Minister’s wife smuggled cocaine

THE wife of South Africa’s intelligence minister has been convicted of drug trafficking for using young women as mules to smuggle cocaine into the country.

Sheryl Cwele, who is married to state security minister Siyabonga Cwele, was convicted along with Nigerian Frank Nabolisa in the High Court in the eastern city of Pietermaritzburg. Both had pleaded not guilty.

Judge Piet Koen said yesterday the two had clearly worked together to recruit two women as drug mules, according to the Sapa news agency.

Judge Koen questioned Cwele’s defence that she did not know the women would be transporting drugs.

“On the probabilities, why recruit a person and pay them just to fetch a parcel when there are courier services available?” he said.

“The irresistible inference is that (Cwele) knew what (the women) would be required to do for two weeks at the remuneration she offered to them.”

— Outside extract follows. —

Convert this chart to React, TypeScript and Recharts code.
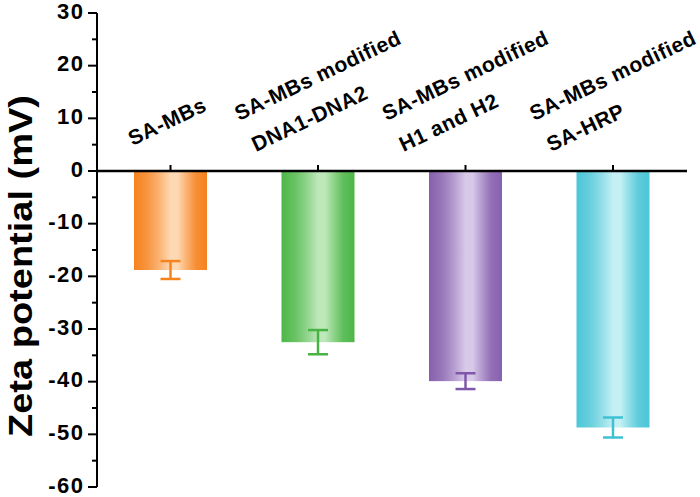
import React from "react";
import { BarChart, Bar, XAxis, YAxis, ErrorBar, ReferenceLine } from "recharts";

const categories = [
  "SA-MBs",
  "SA-MBs modified DNA1-DNA2",
  "SA-MBs modified H1 and H2",
  "SA-MBs modified SA-HRP",
];
const labelLines = [
  ["SA-MBs"],
  ["SA-MBs modified", "DNA1-DNA2"],
  ["SA-MBs modified", "H1 and H2"],
  ["SA-MBs modified", "SA-HRP"],
];
const zetaValues = [-18.8, -32.5, -39.9, -48.7];
const zetaErrors = [1.7, 2.3, 1.5, 1.9];
const yTicks = [-60, -55, -50, -45, -40, -35, -30, -25, -20, -15, -10, -5, 0, 5, 10, 15, 20, 25, 30];
const yLabelTicks = [-60, -50, -40, -30, -20, -10, 0, 10, 20, 30];

const darkColors = ["#F6821E", "#4DB748", "#8760AE", "#4CC6D7"];
const lightColors = ["#FDD8B2", "#BDE8B9", "#D8C9E8", "#C4F0F4"];
const errorColors = ["#F5841F", "#46B342", "#7E57A8", "#3FC1D3"];

const FONT = "'Liberation Sans', Arial, Helvetica, sans-serif";

const data = categories.map((name, i) => {
  const row: Record<string, any> = { name };
  categories.forEach((_, j) => {
    row["v" + j] = i === j ? zetaValues[i] : null;
    row["e" + j] = i === j ? zetaErrors[i] : null;
  });
  return row;
});

function LabelText({ x, y, text }: { x: number; y: number; text: string }) {
  return (
    <text
      x={x}
      y={y}
      transform={`rotate(-25.5 ${x} ${y})`}
      fontFamily={FONT}
      fontWeight="bold"
      fontSize={21}
      letterSpacing={0.5}
      fill="#000"
    >
      {text}
    </text>
  );
}

function BarShape(props: any) {
  const { x, y, width, height, series } = props;
  if (!height || !width) return null;
  const top = Math.min(y, y + height);
  const h = Math.abs(height);
  const cx = x + width / 2;
  const id = "grad" + series;
  const lines = labelLines[series];
  const zeroY = top;
  let labels;
  if (lines.length === 1) {
    labels = <LabelText x={cx - 38} y={zeroY - 25} text={lines[0]} />;
  } else {
    const bx = cx - 62;
    const by = zeroY - 19;
    labels = (
      <g>
        <LabelText x={bx - 17} y={by - 31} text={lines[0]} />
        <LabelText x={bx} y={by} text={lines[1]} />
      </g>
    );
  }
  return (
    <g>
      <defs>
        <linearGradient id={id} x1="0" x2="1" y1="0" y2="0">
          <stop offset="0" stopColor={darkColors[series]} />
          <stop offset="0.18" stopColor={darkColors[series]} stopOpacity={0.85} />
          <stop offset="0.5" stopColor={lightColors[series]} />
          <stop offset="0.6" stopColor={lightColors[series]} />
          <stop offset="0.85" stopColor={darkColors[series]} stopOpacity={0.9} />
          <stop offset="1" stopColor={darkColors[series]} />
        </linearGradient>
      </defs>
      <rect x={x} y={top} width={width} height={h} fill={`url(#${id})`} />
      <line x1={cx} x2={cx} y1={zeroY - 6} y2={zeroY} stroke="#000" strokeWidth={2} />
      {labels}
    </g>
  );
}

function YTick(props: any) {
  const { x, y, payload } = props;
  const v = payload.value;
  const major = yLabelTicks.includes(v);
  return (
    <g>
      <line x1={x - (major ? 9 : 5)} x2={x} y1={y} y2={y} stroke="#000" strokeWidth={2} />
      {major && (
        <text
          x={x - 12.5}
          y={y + 5.5}
          textAnchor="end"
          fontFamily={FONT}
          fontWeight="bold"
          fontSize={22}
          letterSpacing={1.5}
          fill="#000"
        >
          {v}
        </text>
      )}
    </g>
  );
}

function YLabel(props: any) {
  const vb = props.viewBox || { x: 0, y: 13, width: 97, height: 474 };
  const cx = vb.x + 31.5;
  const cy = vb.y + vb.height / 2 + 16;
  return (
    <text
      x={cx}
      y={cy}
      transform={`rotate(-90 ${cx} ${cy})`}
      textAnchor="middle"
      fontFamily={FONT}
      fontWeight="bold"
      fontSize={33}
      textLength={342}
      lengthAdjust="spacingAndGlyphs"
      fill="#000"
    >
      Zeta potential (mV)
    </text>
  );
}

export default function App() {
  return (
    <div style={{ position: "absolute", left: 0, top: 0, width: 700, height: 497, background: "#fff" }}>
      <BarChart
        width={700}
        height={497}
        data={data}
        margin={{ top: 13, right: 13, bottom: 10, left: 0 }}
        barSize={73}
      >
        <XAxis dataKey="name" hide />
        <YAxis
          type="number"
          domain={[-60, 30]}
          ticks={yTicks}
          interval={0}
          width={97}
          allowDataOverflow
          axisLine={{ stroke: "#000", strokeWidth: 2 }}
          tickLine={false}
          tickSize={0}
          tickMargin={0}
          tick={<YTick />}
          label={<YLabel />}
        />
        {categories.map((_, j) => (
          <Bar
            key={j}
            dataKey={"v" + j}
            stackId="s"
            isAnimationActive={false}
            shape={(p: any) => <BarShape {...p} series={j} />}
          >
            <ErrorBar dataKey={"e" + j} width={10} strokeWidth={2.5} stroke={errorColors[j]} isAnimationActive={false} />
          </Bar>
        ))}
        <ReferenceLine y={0} stroke="#000" strokeWidth={2.5} />
      </BarChart>
    </div>
  );
}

Cwele was arrested in January 2010 and has been out on bail. Sentencing was set for later today, when the pair face minimum jail terms of 15 years.

Allegations of Cwele’s drug trafficking surfaced in 2009 after the arrest of Tessa Beetge, a South African woman caught in Brazil with 10 kilos of cocaine worth almost $300,000.

Beetge’s parents told a South African newspaper that Cwele, a former neighbour, had arranged their daughter’s trip to Brazil after offering her a job overseas.

Beetge is currently serving an eight-year jail sentence in Sao Paulo.

The other woman, Charmaine Moss, was hired to collect an unspecified parcel in Turkey. She suspected foul play, declined the offer, and turned state witness.

Cwele’s arrest has led to opposition calls for her husband’s resignation. He was not at court for the verdict, and his office said no statement would be issued on the case.

The conviction is the latest stain on South Africa’s security services, after the police’s crime intelligence chief was arrested in March over a deadly love triangle a decade earlier.

Police are also embroiled in a series of scandals over brutality against protesters and corruption in contracts.